La série revient aussi sur la vague d’émotion qui a suivi le meurtre et sur les marches qui ont réuni des milliers de personnes en France où l’on scandait « Plus jamais ça ». Plus jamais de violences policières, plus jamais de racisme.
« Mais Malik ne pouvait pas être le symbole de toute génération d’immigrés, parce qu’il n’était que Malik, qu’un individu.
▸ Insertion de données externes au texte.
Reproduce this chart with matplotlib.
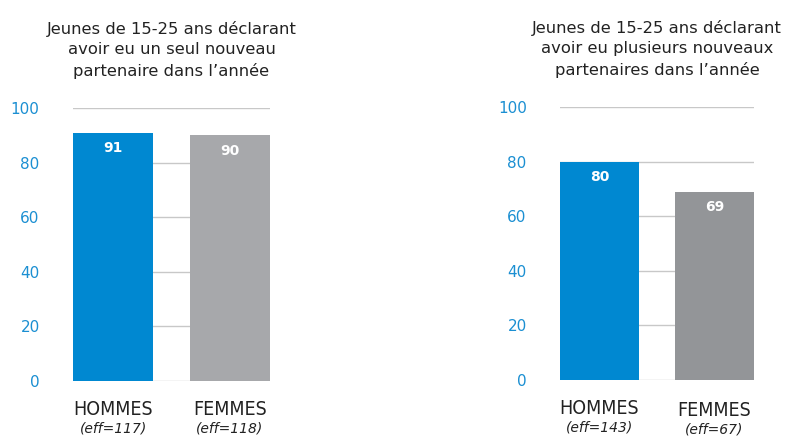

Une manière peut-être de dire, arrêtons de ramener les gens à leur première identité visible, à ce qu’ils ont l’air d’être, essayons de nous rappeler que nous sommes une somme d’individualités et que c’est comme cela qu’on peut faire une communauté », analyse le scénariste.
« Une mécanique d’Etat quand il y a une violence policière »
Oussekine n’occulte ainsi pas pour autant la dimension politique du drame, ni les tentatives d’étouffer l’affaire, notamment celles du ministre délégué chargé de la Sécurité, Robert Pandraud (Olivier Gourmet)
« On décrit toute une mécanique d’Etat quand il y a une violence policière. On retrouve exactement la même mécanique dans l’affaire Adama Traoré que dans l’affaire des gilets jaunes. On va systématiquement criminaliser la victime, intimider la famille pour aboutir à un déni de justice, soi-disant pour protéger l’Etat, la société. Au final, on crée des fractures irrémédiables », déplore Julien Lilti.
« Les derniers battements de cœur de Malik Oussekine »
« On s’est toujours dit qu’on ne pouvait pas penser cette histoire en dehors d’une question éthique », relate Faïza Guène. Les scénarios s’appuient sur des entretiens avec l’avocat Georges Kiejman (Kad Merad), de Jacques Attali, de Patrick Ecollan, le médecin réanimateur du Samu ou encore de Paul Bayzelon (Louis Barthélémy), seul témoin oculaire de ce qui s’est passé dans ce hall la nuit du 5 au 6 décembre. « On a rencontré la plupart des protagonistes encore vivants que l’on découvre dans la fiction », se félicite Antoine Chevrollier.
« Avec Georges Kiejman, cela a été assez simple, il avait envie raconter l’histoire. Paul Bayzelon n’avait plus parlé de l’affaire depuis 1990, c’est-à-dire le procès. On sentait que trente ans avaient passé, c’était assez fort », détaille Antoine Chevrollier. Et d’ajouter, ému, que Patrick Ecollan, le médecin réanimateur du Samu « a gardé les derniers battements de cœur de Malik Oussekine, son électrocardiogramme ».
Pour certains protagonistes plus éloignés, l’affaire a été « un marqueur d’engagement politique, rappelle Faïza Guène, citant David Dufresne, Yannick Jadot ou encore Mogniss H. Abdallah. Pour eux, c’était plutôt libérateur d’en parler. »
« Le but est de panser les plaies. En se racontant, en regardant notre histoire en face, on guérit un tout petit peu. En montrant ce qui s’est passé, cette violence étatique, non punie, cette injustice judiciaire, j’espère qu’on apaisera certaines rancœurs », conclut Antoine Chevrollier.